Anglican bishops to consider reparations for church’s slavery links

Queen Anne's Bounty charter 1704. Image credit: Church Commissioners

By Andrew Brown

Bishops of the worldwide Anglican Communion are close to demanding reparations for colonialism and slavery from the Church Commissioners, who manage the Church of England’s £10bn assets.

The demand is contained in the Lambeth Conference “call” on human dignity, which is already controversial for its language on sexuality.

The first draft of the call (see our glossary for a definition of “call”) asked the bishops to reaffirm the Resolution I.10 condemning all homosexual activity, which was first passed in 1998 and has never been accepted by the relatively liberal churches of Britain and North America.

That section has now been rewritten after an explosion of protest from bishops in the United States, Canada, England, Scotland, and Wales. It appears that the quotation was inserted after the members of the drafting committee had signed off on a rather different draft.

But nothing has changed in the subsequent section that demands the establishment of a committee to “establish and publish holistic theologies of redemptive action and reparation” and for the Archbishop of Canterbury to use his position on the Church Commissioners to ensure that their response to the church’s historic links to colonialism and slavery” are shaped by the views of this committee.

The proposed responses include identifying “criteria, communities, and programmes that would serve a communion-wide witness to redemptive action”.

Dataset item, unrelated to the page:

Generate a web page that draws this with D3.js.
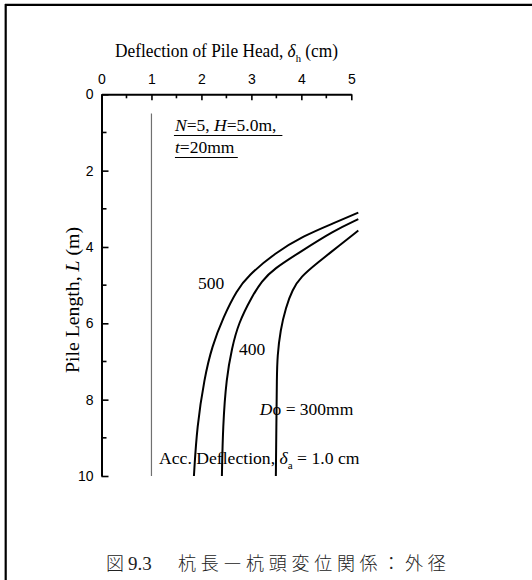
<!DOCTYPE html>
<html><head><meta charset="utf-8">
<script src="https://cdn.jsdelivr.net/npm/d3@7"></script>
<style>
html,body{margin:0;padding:0;background:#fff;}
svg{display:block;}
</style></head>
<body>
<script>
// ---------- data ----------
const xTickValues = [0, 1, 2, 3, 4, 5];
const xMinorTicks = [0.5, 1.5, 2.5, 3.5, 4.5];
const yTickValues = [0, 2, 4, 6, 8, 10];
const yMinorTicks = [1, 3, 5, 7, 9];
const seriesNames = ["500", "400", "300"];
// [deflection of pile head (cm), pile length (m)]
const curve500 = [[5.14,3.10],[4.64,3.38],[4.04,3.71],[3.47,4.16],[2.93,4.76],[2.71,5.13],[2.44,5.83],[2.21,6.61],[2.06,7.43],[1.91,8.71],[1.85,10]];
const curve400 = [[5.14,3.27],[4.64,3.58],[4.00,4.11],[3.44,4.58],[3.21,4.89],[3.01,5.30],[2.74,6.00],[2.61,6.65],[2.50,7.43],[2.43,8.69],[2.41,10]];
const curve300 = [[5.14,3.57],[4.77,3.95],[4.31,4.43],[3.99,4.78],[3.82,5.12],[3.69,5.58],[3.58,6.18],[3.52,6.87],[3.51,7.40],[3.50,8.69],[3.49,10]];
const accDeflection = 1.0;      // allowable deflection line (cm)
const accLineRange = [0.5, 10]; // pile length span of that line
const xTitle = "Deflection of Pile Head, ";
const yTitle = "Pile Length, ";
const captionFig = "図";
const captionNum = "9.3";
const captionBody = "杭長―杭頭変位関係：外径";

// ---------- layout ----------
const W = 532, H = 580;
const svg = d3.select("body").append("svg").attr("width", W).attr("height", H);
const x = d3.scaleLinear().domain([0, 5]).range([101.5, 351.3]);
const y = d3.scaleLinear().domain([0, 10]).range([94.3, 476]);
const serif = "'Liberation Serif','Times New Roman',serif";
const sans = "'Liberation Sans',Arial,sans-serif";

// frame
svg.append("line").attr("x1", 5).attr("x2", W).attr("y1", 4.8).attr("y2", 4.8)
  .attr("stroke", "#000").attr("stroke-width", 2.2);
svg.append("line").attr("x1", 5.7).attr("x2", 5.7).attr("y1", 4).attr("y2", H)
  .attr("stroke", "#000").attr("stroke-width", 2.2);

// fit helper: horizontally scale a group to a target width
function fit(g, x0, target) {
  const bb = g.node().getBBox();
  const s = target / bb.width;
  g.attr("transform", `translate(${x0},0) scale(${s},1) translate(${-bb.x},0)`);
}

// axes
const xAxis = d3.axisTop(x).tickValues(xTickValues).tickSizeInner(-6).tickSizeOuter(0).tickPadding(10).tickFormat(d3.format("d"));
const yAxis = d3.axisLeft(y).tickValues(yTickValues).tickSizeInner(-7).tickSizeOuter(0).tickPadding(8).tickFormat(d3.format("d"));
const gx = svg.append("g").attr("transform", `translate(0,${y(0)})`).call(xAxis);
const gy = svg.append("g").attr("transform", `translate(${x(0)},0)`).call(yAxis);
[gx, gy].forEach(g => {
  g.select(".domain").attr("stroke", "#000").attr("stroke-width", 2);
  g.selectAll(".tick line").attr("stroke", "#000").attr("stroke-width", 1.6);
  g.selectAll(".tick text").attr("font-family", sans).attr("font-size", 14).attr("fill", "#000");
});
// minor ticks
svg.append("g").selectAll("line").data(xMinorTicks).join("line")
  .attr("x1", d => x(d)).attr("x2", d => x(d)).attr("y1", y(0)).attr("y2", y(0) + 4)
  .attr("stroke", "#000").attr("stroke-width", 1.6);
svg.append("g").selectAll("line").data(yMinorTicks).join("line")
  .attr("y1", d => y(d)).attr("y2", d => y(d)).attr("x1", x(0)).attr("x2", x(0) + 5)
  .attr("stroke", "#000").attr("stroke-width", 1.6);

// x title
{
  const g = svg.append("g");
  const t = g.append("text").attr("y", 57).attr("font-family", serif).attr("font-size", 18).attr("fill", "#000");
  t.append("tspan").text(xTitle);
  t.append("tspan").attr("font-style", "italic").text("δ");
  t.append("tspan").attr("font-size", 11).attr("dy", 5).text("h");
  t.append("tspan").attr("dy", -5).text(" (cm)");
  fit(g, 115, 223);
}
// y title
{
  const g = svg.append("g").attr("transform", "translate(79,300) rotate(-90)");
  const t = g.append("text").attr("text-anchor", "middle").attr("font-family", serif).attr("font-size", 19).attr("fill", "#000")
    .attr("textLength", 146).attr("lengthAdjust", "spacingAndGlyphs");
  t.append("tspan").text(yTitle);
  t.append("tspan").attr("font-style", "italic").text("L");
  t.append("tspan").text(" (m)");
}

// allowable deflection reference line
svg.append("line")
  .attr("x1", x(accDeflection)).attr("x2", x(accDeflection))
  .attr("y1", y(accLineRange[0])).attr("y2", y(accLineRange[1]))
  .attr("stroke", "#707070").attr("stroke-width", 1.2);

// curves
const line = d3.line().x(d => x(d[0])).y(d => y(d[1])).curve(d3.curveBasis);
svg.append("g").selectAll("path").data([curve500, curve400, curve300]).join("path")
  .attr("d", line).attr("fill", "none").attr("stroke", "#000").attr("stroke-width", 2);

// annotation N=5 ...
{
  const g = svg.append("g");
  const t1 = g.append("text").attr("x", x(1.47)).attr("y", 131).attr("font-family", serif).attr("font-size", 17.5).attr("fill", "#000");
  t1.append("tspan").attr("font-style", "italic").text("N");
  t1.append("tspan").text("=5, ");
  t1.append("tspan").attr("font-style", "italic").text("H");
  t1.append("tspan").text("=5.0m,");
  const t2 = g.append("text").attr("x", x(1.47)).attr("y", 153).attr("font-family", serif).attr("font-size", 17.5).attr("fill", "#000");
  t2.append("tspan").attr("font-style", "italic").text("t");
  t2.append("tspan").text("=20mm");
  const b1 = t1.node().getBBox(), b2 = t2.node().getBBox();
  g.append("line").attr("x1", b1.x).attr("x2", b1.x + b1.width + 6).attr("y1", 135.5).attr("y2", 135.5).attr("stroke", "#000").attr("stroke-width", 1.2);
  g.append("line").attr("x1", b2.x).attr("x2", b2.x + b2.width + 3).attr("y1", 157.5).attr("y2", 157.5).attr("stroke", "#000").attr("stroke-width", 1.2);
}

// series labels
svg.append("text").attr("x", x(1.93)).attr("y", y(5.10)).attr("font-family", serif).attr("font-size", 17.5).attr("fill", "#000").text(seriesNames[0]);
svg.append("text").attr("x", x(2.75)).attr("y", y(6.83)).attr("font-family", serif).attr("font-size", 17.5).attr("fill", "#000").text(seriesNames[1]);
{
  const t = svg.append("text").attr("x", x(3.17)).attr("y", y(8.40)).attr("font-family", serif).attr("font-size", 17.5).attr("fill", "#000");
  t.append("tspan").attr("font-style", "italic").text("D");
  t.append("tspan").text("o = " + seriesNames[2] + "mm");
}
{
  const g = svg.append("g");
  const t = g.append("text").attr("y", y(9.69)).attr("font-family", serif).attr("font-size", 17.5).attr("fill", "#000");
  t.append("tspan").text("Acc. Deflection, ");
  t.append("tspan").attr("font-style", "italic").text("δ");
  t.append("tspan").attr("font-size", 11).attr("dy", 5).text("a");
  t.append("tspan").attr("dy", -5).text(" = " + accDeflection.toFixed(1) + " cm");
  fit(g, 159, 201);
}

// caption
svg.append("text").attr("x", 106).attr("y", 570)
  .attr("font-family", "'Noto Sans CJK JP',sans-serif").attr("font-size", 18).attr("font-weight", 300)
  .attr("fill", "#222").text(captionFig);
svg.append("text").attr("x", 128).attr("y", 570)
  .attr("font-family", serif).attr("font-size", 19)
  .attr("fill", "#222").text(captionNum);
svg.append("text").attr("x", 178).attr("y", 570)
  .attr("font-family", "'Noto Sans CJK JP',sans-serif").attr("font-size", 18).attr("font-weight", 300)
  .attr("fill", "#222").attr("letter-spacing", 4.7).text(captionBody);
</script>
</body></html>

The proposal was attacked by the Rev Marcus Walker, Rector of St Bartholomew the Great in the City of London, who said: “It seems beyond bizarre when we have active, live, issues right now — including, for example, the Church of Hong Kong’s backing of a government actively engaged in slavery right now — to be focused so much on the 18th century”.

The Rev Azariah France-Williams, author of Ghost Ship, about racism in the Church of England, supported the idea of a committee and theological work. But he could not see how it would work, when the Church of England was yet to get its own house in order over reparations for the diaspora in this country. He wished it well, but feared it would not get the space to flourish.

A spokesman for the commissioners said they would have no comment until after the conference was over, but pointed out that the Lambeth calls are purely advisory.

The commissioners have more than £10bn in assets under management but much of it is ringfenced for clergy pensions. They give about £300m a year to keep the Church of England going and are also funding the “strategic development funding”, an effort to revitalise the church by reproducing on a national scale the strategy and, it is hoped, the success, of Holy Trinity Brompton, the closest the Church of England has to a megachurch.